• _WHAT YOU WILL DO_: Write out each entry, exactly the way it appears.

• _RECORDS PROVIDED_:
┄┄┄┄┄┄┄┄┄┄┄┄┄┄┄┄┄┄┄┄

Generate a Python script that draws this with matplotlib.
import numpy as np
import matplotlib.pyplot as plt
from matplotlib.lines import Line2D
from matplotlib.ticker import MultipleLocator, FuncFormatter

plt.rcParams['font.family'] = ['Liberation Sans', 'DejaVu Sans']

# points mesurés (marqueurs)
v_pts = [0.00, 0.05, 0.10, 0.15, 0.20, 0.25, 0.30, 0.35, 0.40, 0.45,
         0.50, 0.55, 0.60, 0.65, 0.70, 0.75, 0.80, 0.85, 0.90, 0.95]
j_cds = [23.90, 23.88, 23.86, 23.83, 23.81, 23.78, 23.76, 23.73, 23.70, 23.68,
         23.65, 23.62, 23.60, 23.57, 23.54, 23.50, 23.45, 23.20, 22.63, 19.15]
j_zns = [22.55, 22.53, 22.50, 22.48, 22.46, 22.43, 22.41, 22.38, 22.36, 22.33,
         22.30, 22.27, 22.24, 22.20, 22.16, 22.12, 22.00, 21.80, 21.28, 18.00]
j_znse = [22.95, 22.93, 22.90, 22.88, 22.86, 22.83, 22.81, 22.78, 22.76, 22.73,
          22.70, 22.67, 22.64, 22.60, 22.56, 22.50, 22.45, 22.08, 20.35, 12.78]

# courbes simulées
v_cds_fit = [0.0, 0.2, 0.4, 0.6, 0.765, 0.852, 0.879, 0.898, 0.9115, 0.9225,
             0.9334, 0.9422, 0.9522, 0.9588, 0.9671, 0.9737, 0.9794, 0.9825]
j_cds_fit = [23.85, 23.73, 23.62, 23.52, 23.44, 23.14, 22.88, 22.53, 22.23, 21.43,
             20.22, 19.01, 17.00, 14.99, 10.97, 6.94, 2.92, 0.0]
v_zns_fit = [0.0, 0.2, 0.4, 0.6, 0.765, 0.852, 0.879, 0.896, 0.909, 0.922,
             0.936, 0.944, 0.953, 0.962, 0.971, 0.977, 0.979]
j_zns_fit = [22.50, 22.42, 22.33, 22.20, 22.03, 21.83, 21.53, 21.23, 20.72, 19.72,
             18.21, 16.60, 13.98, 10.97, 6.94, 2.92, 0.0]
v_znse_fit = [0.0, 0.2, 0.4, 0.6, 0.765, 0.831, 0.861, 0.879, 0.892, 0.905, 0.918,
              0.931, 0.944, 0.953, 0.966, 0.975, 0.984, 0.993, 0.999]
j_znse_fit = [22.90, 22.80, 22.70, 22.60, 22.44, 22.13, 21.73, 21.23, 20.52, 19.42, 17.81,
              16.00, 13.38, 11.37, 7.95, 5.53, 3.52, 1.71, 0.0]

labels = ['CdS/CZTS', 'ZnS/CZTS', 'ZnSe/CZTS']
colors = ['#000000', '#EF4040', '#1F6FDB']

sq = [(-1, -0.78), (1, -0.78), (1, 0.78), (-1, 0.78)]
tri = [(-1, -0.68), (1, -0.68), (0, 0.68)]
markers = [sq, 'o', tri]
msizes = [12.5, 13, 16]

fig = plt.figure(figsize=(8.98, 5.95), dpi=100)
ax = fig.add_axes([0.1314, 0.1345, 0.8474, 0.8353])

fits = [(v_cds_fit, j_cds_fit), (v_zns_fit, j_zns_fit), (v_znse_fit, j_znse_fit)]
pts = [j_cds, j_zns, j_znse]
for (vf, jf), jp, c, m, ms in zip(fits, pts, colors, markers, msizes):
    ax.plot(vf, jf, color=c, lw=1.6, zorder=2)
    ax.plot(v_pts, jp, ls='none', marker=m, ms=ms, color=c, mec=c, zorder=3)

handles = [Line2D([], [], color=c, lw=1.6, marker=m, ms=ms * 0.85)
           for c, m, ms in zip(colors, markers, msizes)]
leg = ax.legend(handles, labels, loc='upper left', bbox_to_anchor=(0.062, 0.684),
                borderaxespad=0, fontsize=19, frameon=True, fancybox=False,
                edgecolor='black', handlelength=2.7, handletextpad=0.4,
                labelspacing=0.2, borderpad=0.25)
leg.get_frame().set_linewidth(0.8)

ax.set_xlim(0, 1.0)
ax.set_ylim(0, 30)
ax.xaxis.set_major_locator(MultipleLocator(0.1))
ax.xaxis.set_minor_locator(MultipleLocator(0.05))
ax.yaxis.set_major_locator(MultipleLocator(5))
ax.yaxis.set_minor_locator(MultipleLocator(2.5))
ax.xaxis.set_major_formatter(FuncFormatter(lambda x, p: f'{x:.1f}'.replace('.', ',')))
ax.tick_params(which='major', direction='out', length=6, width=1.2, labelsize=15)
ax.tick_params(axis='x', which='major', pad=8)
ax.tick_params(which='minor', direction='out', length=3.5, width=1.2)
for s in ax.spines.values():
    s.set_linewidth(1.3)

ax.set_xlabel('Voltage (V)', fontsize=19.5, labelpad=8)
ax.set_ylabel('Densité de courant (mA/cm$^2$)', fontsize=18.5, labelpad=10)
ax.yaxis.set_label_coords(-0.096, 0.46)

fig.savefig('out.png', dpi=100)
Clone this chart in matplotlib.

┄┄┄┄┄┄┄┄┄┄┄┄┄┄┄┄┄┄┄┄

• _ANSWER TO THIS PROBLEM_:
Generate a Python script that draws this with matplotlib.
import numpy as np
import matplotlib.pyplot as plt
from matplotlib.lines import Line2D
from matplotlib.ticker import MultipleLocator, FuncFormatter

plt.rcParams['font.family'] = ['Liberation Sans', 'DejaVu Sans']

# points mesurés (marqueurs)
v_pts = [0.00, 0.05, 0.10, 0.15, 0.20, 0.25, 0.30, 0.35, 0.40, 0.45,
         0.50, 0.55, 0.60, 0.65, 0.70, 0.75, 0.80, 0.85, 0.90, 0.95]
j_cds = [23.90, 23.88, 23.86, 23.83, 23.81, 23.78, 23.76, 23.73, 23.70, 23.68,
         23.65, 23.62, 23.60, 23.57, 23.54, 23.50, 23.45, 23.20, 22.63, 19.15]
j_zns = [22.55, 22.53, 22.50, 22.48, 22.46, 22.43, 22.41, 22.38, 22.36, 22.33,
         22.30, 22.27, 22.24, 22.20, 22.16, 22.12, 22.00, 21.80, 21.28, 18.00]
j_znse = [22.95, 22.93, 22.90, 22.88, 22.86, 22.83, 22.81, 22.78, 22.76, 22.73,
          22.70, 22.67, 22.64, 22.60, 22.56, 22.50, 22.45, 22.08, 20.35, 12.78]

# courbes simulées
v_cds_fit = [0.0, 0.2, 0.4, 0.6, 0.765, 0.852, 0.879, 0.898, 0.9115, 0.9225,
             0.9334, 0.9422, 0.9522, 0.9588, 0.9671, 0.9737, 0.9794, 0.9825]
j_cds_fit = [23.85, 23.73, 23.62, 23.52, 23.44, 23.14, 22.88, 22.53, 22.23, 21.43,
             20.22, 19.01, 17.00, 14.99, 10.97, 6.94, 2.92, 0.0]
v_zns_fit = [0.0, 0.2, 0.4, 0.6, 0.765, 0.852, 0.879, 0.896, 0.909, 0.922,
             0.936, 0.944, 0.953, 0.962, 0.971, 0.977, 0.979]
j_zns_fit = [22.50, 22.42, 22.33, 22.20, 22.03, 21.83, 21.53, 21.23, 20.72, 19.72,
             18.21, 16.60, 13.98, 10.97, 6.94, 2.92, 0.0]
v_znse_fit = [0.0, 0.2, 0.4, 0.6, 0.765, 0.831, 0.861, 0.879, 0.892, 0.905, 0.918,
              0.931, 0.944, 0.953, 0.966, 0.975, 0.984, 0.993, 0.999]
j_znse_fit = [22.90, 22.80, 22.70, 22.60, 22.44, 22.13, 21.73, 21.23, 20.52, 19.42, 17.81,
              16.00, 13.38, 11.37, 7.95, 5.53, 3.52, 1.71, 0.0]

labels = ['CdS/CZTS', 'ZnS/CZTS', 'ZnSe/CZTS']
colors = ['#000000', '#EF4040', '#1F6FDB']

sq = [(-1, -0.78), (1, -0.78), (1, 0.78), (-1, 0.78)]
tri = [(-1, -0.68), (1, -0.68), (0, 0.68)]
markers = [sq, 'o', tri]
msizes = [12.5, 13, 16]

fig = plt.figure(figsize=(8.98, 5.95), dpi=100)
ax = fig.add_axes([0.1314, 0.1345, 0.8474, 0.8353])

fits = [(v_cds_fit, j_cds_fit), (v_zns_fit, j_zns_fit), (v_znse_fit, j_znse_fit)]
pts = [j_cds, j_zns, j_znse]
for (vf, jf), jp, c, m, ms in zip(fits, pts, colors, markers, msizes):
    ax.plot(vf, jf, color=c, lw=1.6, zorder=2)
    ax.plot(v_pts, jp, ls='none', marker=m, ms=ms, color=c, mec=c, zorder=3)

handles = [Line2D([], [], color=c, lw=1.6, marker=m, ms=ms * 0.85)
           for c, m, ms in zip(colors, markers, msizes)]
leg = ax.legend(handles, labels, loc='upper left', bbox_to_anchor=(0.062, 0.684),
                borderaxespad=0, fontsize=19, frameon=True, fancybox=False,
                edgecolor='black', handlelength=2.7, handletextpad=0.4,
                labelspacing=0.2, borderpad=0.25)
leg.get_frame().set_linewidth(0.8)

ax.set_xlim(0, 1.0)
ax.set_ylim(0, 30)
ax.xaxis.set_major_locator(MultipleLocator(0.1))
ax.xaxis.set_minor_locator(MultipleLocator(0.05))
ax.yaxis.set_major_locator(MultipleLocator(5))
ax.yaxis.set_minor_locator(MultipleLocator(2.5))
ax.xaxis.set_major_formatter(FuncFormatter(lambda x, p: f'{x:.1f}'.replace('.', ',')))
ax.tick_params(which='major', direction='out', length=6, width=1.2, labelsize=15)
ax.tick_params(axis='x', which='major', pad=8)
ax.tick_params(which='minor', direction='out', length=3.5, width=1.2)
for s in ax.spines.values():
    s.set_linewidth(1.3)

ax.set_xlabel('Voltage (V)', fontsize=19.5, labelpad=8)
ax.set_ylabel('Densité de courant (mA/cm$^2$)', fontsize=18.5, labelpad=10)
ax.yaxis.set_label_coords(-0.096, 0.46)

fig.savefig('out.png', dpi=100)
Clone this chart in matplotlib.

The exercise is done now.